Finding yourself

WSJ: How to defuse hatred on the Internet

Below is the full text of this column, republished with permission of the Wall Street Journal.

The Internet an amazing force for connecting us through ideas, and yet the anonymous nature of the Internet also can spur an environment of hostility. Explains psychologist Sherry Turkle, a professor and director of the MIT Initiative on Technology and Self. ‘We’re less inhibited online because we don’t have to see the reaction of the person we’re addressing. Because it’s harder to see and focus on what we have in common, we tend to dehumanize each other.’

And use the Internet to dehumanize is what a man calling himself ‘European_douchebag’ recently did to Balpreet Kaur, a sophomore at Ohio State University and a Sikh. He saw Balpreet standing in line, secretly took a photo of her, and posted it in the Funny section of the website Reddit, inviting the world to ridicule her for her facial hair.

A story of online hatred, with a happy ending

This would have been just another depressing example of the Internet being used to spread racism and hatred.

Except that then occurred an unexpected act of grace.

The woman pictured in the photo wrote in to the forum. Here’s what she said:

Yes, I’m a baptized Sikh woman with facial hair. Yes, I realize that my gender is often confused and I look different than most women. However, baptized Sikhs believe in the sacredness of this body

By transcending societal views of beauty, I believe that I can focus more on my actions. My attitude and thoughts and actions have more value in them than my body because I recognize that this body is just going to become ash in the end, so why fuss about it?

When I die, no one is going to remember what I looked like, heck, my kids will forget my voice, and slowly, all physical memory will fade away. However, my impact and legacy will remain: and, by not focusing on the physical beauty, I have time to cultivate those inner virtues and hopefully, focus my life on creating change and progress for this world in any way I can. So, to me, my face isn’t important but the smile and the happiness that lie behind the face are.

Her words, brimming with compassion for the man who would degrade her, brought tears to my eyes.

But the story doesn’t end there. European_douchebag, to his credit, realized he was wrong, and returned to apologize:

I felt the need to apologize to the Sikhs, Balpreet, and anyone else I offended when I posted that picture. Put simply it was stupid. Making fun of people is funny to some but incredibly degrading to the people you’re making fun of. It was an incredibly rude, judgmental, and ignorant thing to post.

I’ve read more about the Sikh faith and it was actually really interesting. It makes a whole lot of sense to work on having a legacy and not worrying about what you look like. I made that post for stupid internet points and I was ignorant.

Balpreet, I’m sorry for being a closed minded individual.
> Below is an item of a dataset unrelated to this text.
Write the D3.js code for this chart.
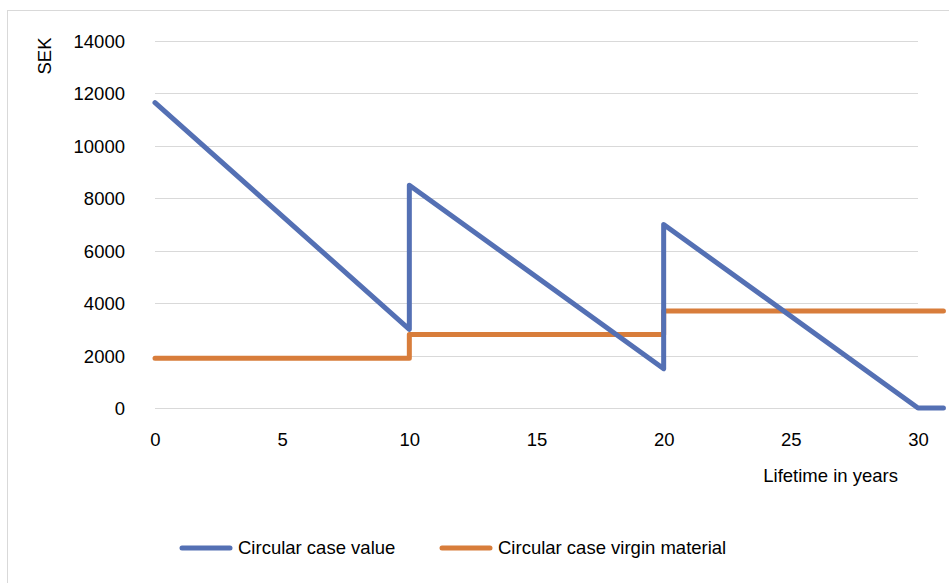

You are a much better person than I am. Sikhs, I’m sorry for insulting your culture and way of life. Balpreet’s faith in what she believes is astounding.

Balpreet refuses to be a victim, and she refuses to victimize others

I’m touched by Balpreet’s innate sense of dignity. When Balpreet learned of the posting, she could have retreated crying into her dorm room. But she didn’t. She would not be overcome so easily by someone else’s ignorance and hatred.
She could have responded with righteous rage and a stream of profanity-filled invective. But she didn’t do that either.

Balpreet believes in the dignity of her own self and the dignity of others. She refuses to be made a victim, and she refuses to victimize anyone else. With the courage of her religious convictions, she overpowered hatred with love.

Balpreet’s beauty transcends society’s norms

I’m amazed by Balpreet’s self-assurance in the face of society’s norms. We live in a world which relentlessly enforces society’s definition of beauty. The further we depart from those norms, the more we open up ourselves to being ignored or even ridiculed. All this leaves many of us struggling to change or accept those parts of our bodies that depart from those norms.

Balpreet ignores society’s rules because she transcends them. She rejoices in the sacredness of her own body. She is beautiful, inside and out, and nothing anyone else says can ever change that.

The world is a better place because Balpreet is in it

And I’m moved by Balpreet’s compassion. Particularly since she lives in a world in which she’s often misunderstood, Balpreet easily could keep to herself and focus on her own world. But she chooses to focus on our world. With everyday actions – an online comment here, a smile there, Balpreet is a one-woman army for peace and understanding.

Our world contains so much cynicism, materialism, corruption and superficiality that we all could just throw up our hands wondering if one person ever could make a difference.

But then, along comes Balpreet, so completely and joyously herself, shocking the world with her awesomeness. Today I’m a little bit changed thanks to Balpreet’s example, and perhaps you are too.